> _OBJECTIVE_
Repeat all of the material below exactly as written, images excluded.

══ DATASET CONTENT

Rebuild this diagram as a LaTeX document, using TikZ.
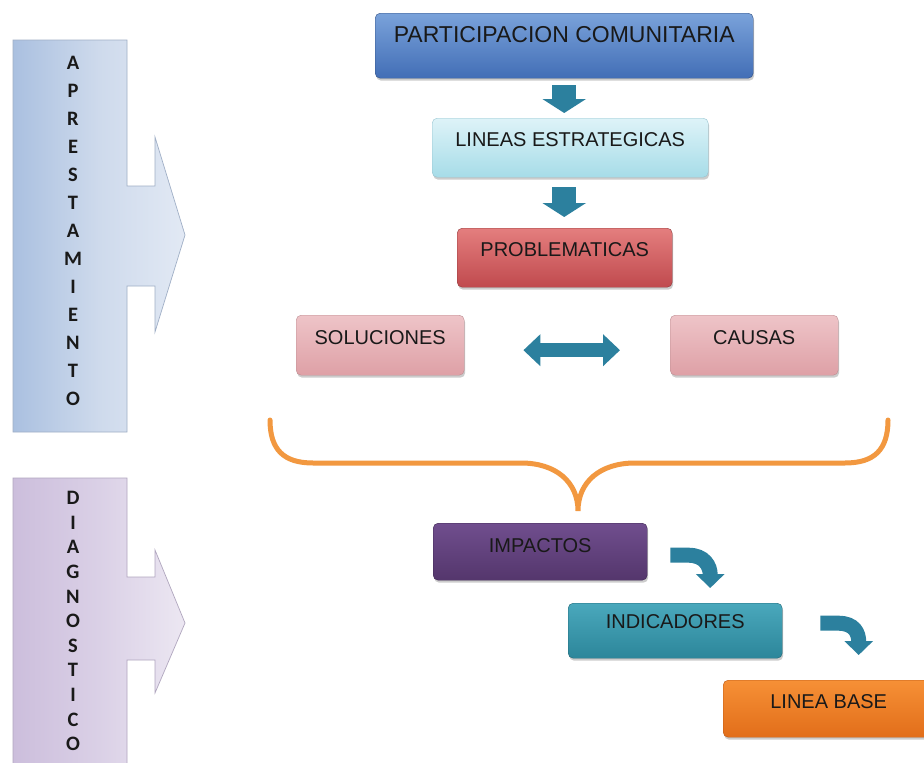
\documentclass[tikz,border=0pt]{standalone}
\usepackage{fontspec}
\setmainfont{Liberation Sans}
\newfontfamily\letterfont{Carlito}
\usepackage{tikz}
\usetikzlibrary{arrows.meta,shadows}

\definecolor{apresL}{RGB}{170,192,224}
\definecolor{apresM}{RGB}{206,218,236}
\definecolor{apresR}{RGB}{226,233,244}
\definecolor{apresB}{RGB}{160,175,198}
\definecolor{diagL}{RGB}{204,190,220}
\definecolor{diagM}{RGB}{218,208,230}
\definecolor{diagR}{RGB}{236,231,242}
\definecolor{diagB}{RGB}{176,166,190}
\definecolor{partT}{RGB}{122,162,218}
\definecolor{partD}{RGB}{66,110,182}
\definecolor{partB}{RGB}{52,82,132}
\definecolor{lineT}{RGB}{222,243,248}
\definecolor{lineD}{RGB}{166,220,232}
\definecolor{lineB}{RGB}{150,196,208}
\definecolor{probT}{RGB}{228,126,126}
\definecolor{probD}{RGB}{192,74,78}
\definecolor{probB}{RGB}{146,58,60}
\definecolor{pinkT}{RGB}{238,196,200}
\definecolor{pinkD}{RGB}{222,160,166}
\definecolor{pinkB}{RGB}{188,142,146}
\definecolor{impT}{RGB}{112,78,142}
\definecolor{impD}{RGB}{84,54,108}
\definecolor{impB}{RGB}{62,40,82}
\definecolor{indT}{RGB}{74,168,188}
\definecolor{indD}{RGB}{44,134,154}
\definecolor{indB}{RGB}{34,104,120}
\definecolor{baseT}{RGB}{246,144,54}
\definecolor{baseD}{RGB}{226,110,26}
\definecolor{baseB}{RGB}{188,88,20}
\definecolor{flecha}{RGB}{44,128,158}
\definecolor{llave}{RGB}{242,152,64}

\begin{document}
\begin{tikzpicture}[x=1pt,y=-1pt,
    letra/.style={font=\letterfont\bfseries\fontsize{20.5}{20.5}\selectfont,text=black!90,inner sep=0pt},
    flechabaja/.style={draw=flecha,line width=24pt,-{Triangle[length=14pt,width=43pt]}},
    flechadoble/.style={draw=flecha,line width=14pt,{Triangle[length=17pt,width=31pt]}-{Triangle[length=17pt,width=31pt]}},
    flechacurva/.style={draw=flecha,line width=15pt,-{Triangle[length=14pt,width=28pt]}}]
\fill[white] (0,0) rectangle (924,763);
\useasboundingbox (0,0) rectangle (924,763);

% flechas de la izquierda
\path[draw=apresB,line width=0.7pt,left color=apresL,right color=apresR,middle color=apresM]
    (13,40) -- (127,40) -- (127,186) -- (155,186) -- (155,137) -- (185,235) -- (155,332)
    -- (155,286) -- (127,286) -- (127,432) -- (13,432) -- cycle;
\path[draw=diagB,line width=0.7pt,left color=diagL,right color=diagR,middle color=diagM]
    (13,478) -- (127,478) -- (127,577) -- (155,577) -- (155,550) -- (185,623) -- (155,693)
    -- (155,660) -- (127,660) -- (127,770) -- (13,770) -- cycle;
\foreach \ch [count=\i from 0] in {A,P,R,E,S,T,A,M,I,E,N,T,O}
    \node[letra] (ap\i) at (73,63+28*\i) {\ch};
\foreach \ch [count=\i from 0] in {D,I,A,G,N,O,S,T,I,C,O}
    \node[letra] (dg\i) at (73,498+24.6*\i) {\ch};

% cajas
\begin{scope}[every node/.style={rounded corners=5pt,anchor=north west,inner sep=0pt,
                                 text=black!90,font=\fontsize{20}{24}\selectfont,
                                 text height=28pt,text depth=31pt,
                                 drop shadow={opacity=.4,shadow xshift=1pt,shadow yshift=-2.5pt}}]
    \node[minimum width=378pt,text height=29pt,text depth=36pt,font=\fontsize{23}{26}\selectfont,
          top color=partT,bottom color=partD,draw=partB] (part) at (375,13) {PARTICIPACION COMUNITARIA};
    \node[minimum width=276pt,top color=lineT,bottom color=lineD,draw=lineB] (lineas) at (432,118) {LINEAS ESTRATEGICAS};
    \node[minimum width=215pt,top color=probT,bottom color=probD,draw=probB] (prob) at (457,228) {PROBLEMATICAS};
    \node[minimum width=168pt,text height=29pt,top color=pinkT,bottom color=pinkD,draw=pinkB] (sol) at (296,315) {SOLUCIONES};
    \node[minimum width=168pt,text height=29pt,top color=pinkT,bottom color=pinkD,draw=pinkB] (causas) at (670,315) {CAUSAS};
    \node[minimum width=214pt,text height=29pt,text depth=28pt,top color=impT,bottom color=impD,draw=impB] (imp) at (433,523) {IMPACTOS};
    \node[minimum width=214pt,text height=25pt,text depth=30pt,top color=indT,bottom color=indD,draw=indB] (ind) at (568,603) {INDICADORES};
    \node[minimum width=211pt,text height=28pt,text depth=29pt,top color=baseT,bottom color=baseD,draw=baseB] (base) at (723,680) {LINEA BASE};
\end{scope}

% flechas
\draw[flechabaja,shorten <=7pt,shorten >=5pt] (part.south) -- (part.south |- lineas.north);
\draw[flechabaja,shorten <=10pt,shorten >=11pt] (part.south |- lineas.south) -- (part.south |- prob.north);
\draw[flechadoble,shorten <=59pt,shorten >=50pt] ([yshift=-5pt]sol.east) -- ([yshift=-5pt]causas.west);
\draw[flechacurva] ([xshift=23pt,yshift=-3.5pt]imp.east) -- ++(18,0)
    .. controls +(16,0) and +(0,-22) .. ([xshift=35pt,yshift=15pt]ind.north);
\draw[flechacurva] ([xshift=38pt,yshift=7.5pt]ind.east) -- ++(18,0)
    .. controls +(16,0) and +(0,-22) .. ([xshift=30pt,yshift=25pt]base.north);

% llave
\draw[llave,line width=5pt,line cap=round] (270,420) .. controls (270,450) and (284,463) .. (313,463)
    -- (521,463) .. controls (556,463) and (578,482) .. (578,511)
    .. controls (578,482) and (600,463) .. (635,463) -- (845,463)
    .. controls (874,463) and (888,450) .. (888,420);
\end{tikzpicture}
\end{document}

════

> _PROBLEM SOLUTION_
Rebuild this diagram as a LaTeX document, using TikZ.
\documentclass[tikz,border=0pt]{standalone}
\usepackage{fontspec}
\setmainfont{Liberation Sans}
\newfontfamily\letterfont{Carlito}
\usepackage{tikz}
\usetikzlibrary{arrows.meta,shadows}

\definecolor{apresL}{RGB}{170,192,224}
\definecolor{apresM}{RGB}{206,218,236}
\definecolor{apresR}{RGB}{226,233,244}
\definecolor{apresB}{RGB}{160,175,198}
\definecolor{diagL}{RGB}{204,190,220}
\definecolor{diagM}{RGB}{218,208,230}
\definecolor{diagR}{RGB}{236,231,242}
\definecolor{diagB}{RGB}{176,166,190}
\definecolor{partT}{RGB}{122,162,218}
\definecolor{partD}{RGB}{66,110,182}
\definecolor{partB}{RGB}{52,82,132}
\definecolor{lineT}{RGB}{222,243,248}
\definecolor{lineD}{RGB}{166,220,232}
\definecolor{lineB}{RGB}{150,196,208}
\definecolor{probT}{RGB}{228,126,126}
\definecolor{probD}{RGB}{192,74,78}
\definecolor{probB}{RGB}{146,58,60}
\definecolor{pinkT}{RGB}{238,196,200}
\definecolor{pinkD}{RGB}{222,160,166}
\definecolor{pinkB}{RGB}{188,142,146}
\definecolor{impT}{RGB}{112,78,142}
\definecolor{impD}{RGB}{84,54,108}
\definecolor{impB}{RGB}{62,40,82}
\definecolor{indT}{RGB}{74,168,188}
\definecolor{indD}{RGB}{44,134,154}
\definecolor{indB}{RGB}{34,104,120}
\definecolor{baseT}{RGB}{246,144,54}
\definecolor{baseD}{RGB}{226,110,26}
\definecolor{baseB}{RGB}{188,88,20}
\definecolor{flecha}{RGB}{44,128,158}
\definecolor{llave}{RGB}{242,152,64}

\begin{document}
\begin{tikzpicture}[x=1pt,y=-1pt,
    letra/.style={font=\letterfont\bfseries\fontsize{20.5}{20.5}\selectfont,text=black!90,inner sep=0pt},
    flechabaja/.style={draw=flecha,line width=24pt,-{Triangle[length=14pt,width=43pt]}},
    flechadoble/.style={draw=flecha,line width=14pt,{Triangle[length=17pt,width=31pt]}-{Triangle[length=17pt,width=31pt]}},
    flechacurva/.style={draw=flecha,line width=15pt,-{Triangle[length=14pt,width=28pt]}}]
\fill[white] (0,0) rectangle (924,763);
\useasboundingbox (0,0) rectangle (924,763);

% flechas de la izquierda
\path[draw=apresB,line width=0.7pt,left color=apresL,right color=apresR,middle color=apresM]
    (13,40) -- (127,40) -- (127,186) -- (155,186) -- (155,137) -- (185,235) -- (155,332)
    -- (155,286) -- (127,286) -- (127,432) -- (13,432) -- cycle;
\path[draw=diagB,line width=0.7pt,left color=diagL,right color=diagR,middle color=diagM]
    (13,478) -- (127,478) -- (127,577) -- (155,577) -- (155,550) -- (185,623) -- (155,693)
    -- (155,660) -- (127,660) -- (127,770) -- (13,770) -- cycle;
\foreach \ch [count=\i from 0] in {A,P,R,E,S,T,A,M,I,E,N,T,O}
    \node[letra] (ap\i) at (73,63+28*\i) {\ch};
\foreach \ch [count=\i from 0] in {D,I,A,G,N,O,S,T,I,C,O}
    \node[letra] (dg\i) at (73,498+24.6*\i) {\ch};

% cajas
\begin{scope}[every node/.style={rounded corners=5pt,anchor=north west,inner sep=0pt,
                                 text=black!90,font=\fontsize{20}{24}\selectfont,
                                 text height=28pt,text depth=31pt,
                                 drop shadow={opacity=.4,shadow xshift=1pt,shadow yshift=-2.5pt}}]
    \node[minimum width=378pt,text height=29pt,text depth=36pt,font=\fontsize{23}{26}\selectfont,
          top color=partT,bottom color=partD,draw=partB] (part) at (375,13) {PARTICIPACION COMUNITARIA};
    \node[minimum width=276pt,top color=lineT,bottom color=lineD,draw=lineB] (lineas) at (432,118) {LINEAS ESTRATEGICAS};
    \node[minimum width=215pt,top color=probT,bottom color=probD,draw=probB] (prob) at (457,228) {PROBLEMATICAS};
    \node[minimum width=168pt,text height=29pt,top color=pinkT,bottom color=pinkD,draw=pinkB] (sol) at (296,315) {SOLUCIONES};
    \node[minimum width=168pt,text height=29pt,top color=pinkT,bottom color=pinkD,draw=pinkB] (causas) at (670,315) {CAUSAS};
    \node[minimum width=214pt,text height=29pt,text depth=28pt,top color=impT,bottom color=impD,draw=impB] (imp) at (433,523) {IMPACTOS};
    \node[minimum width=214pt,text height=25pt,text depth=30pt,top color=indT,bottom color=indD,draw=indB] (ind) at (568,603) {INDICADORES};
    \node[minimum width=211pt,text height=28pt,text depth=29pt,top color=baseT,bottom color=baseD,draw=baseB] (base) at (723,680) {LINEA BASE};
\end{scope}

% flechas
\draw[flechabaja,shorten <=7pt,shorten >=5pt] (part.south) -- (part.south |- lineas.north);
\draw[flechabaja,shorten <=10pt,shorten >=11pt] (part.south |- lineas.south) -- (part.south |- prob.north);
\draw[flechadoble,shorten <=59pt,shorten >=50pt] ([yshift=-5pt]sol.east) -- ([yshift=-5pt]causas.west);
\draw[flechacurva] ([xshift=23pt,yshift=-3.5pt]imp.east) -- ++(18,0)
    .. controls +(16,0) and +(0,-22) .. ([xshift=35pt,yshift=15pt]ind.north);
\draw[flechacurva] ([xshift=38pt,yshift=7.5pt]ind.east) -- ++(18,0)
    .. controls +(16,0) and +(0,-22) .. ([xshift=30pt,yshift=25pt]base.north);

% llave
\draw[llave,line width=5pt,line cap=round] (270,420) .. controls (270,450) and (284,463) .. (313,463)
    -- (521,463) .. controls (556,463) and (578,482) .. (578,511)
    .. controls (578,482) and (600,463) .. (635,463) -- (845,463)
    .. controls (874,463) and (888,450) .. (888,420);
\end{tikzpicture}
\end{document}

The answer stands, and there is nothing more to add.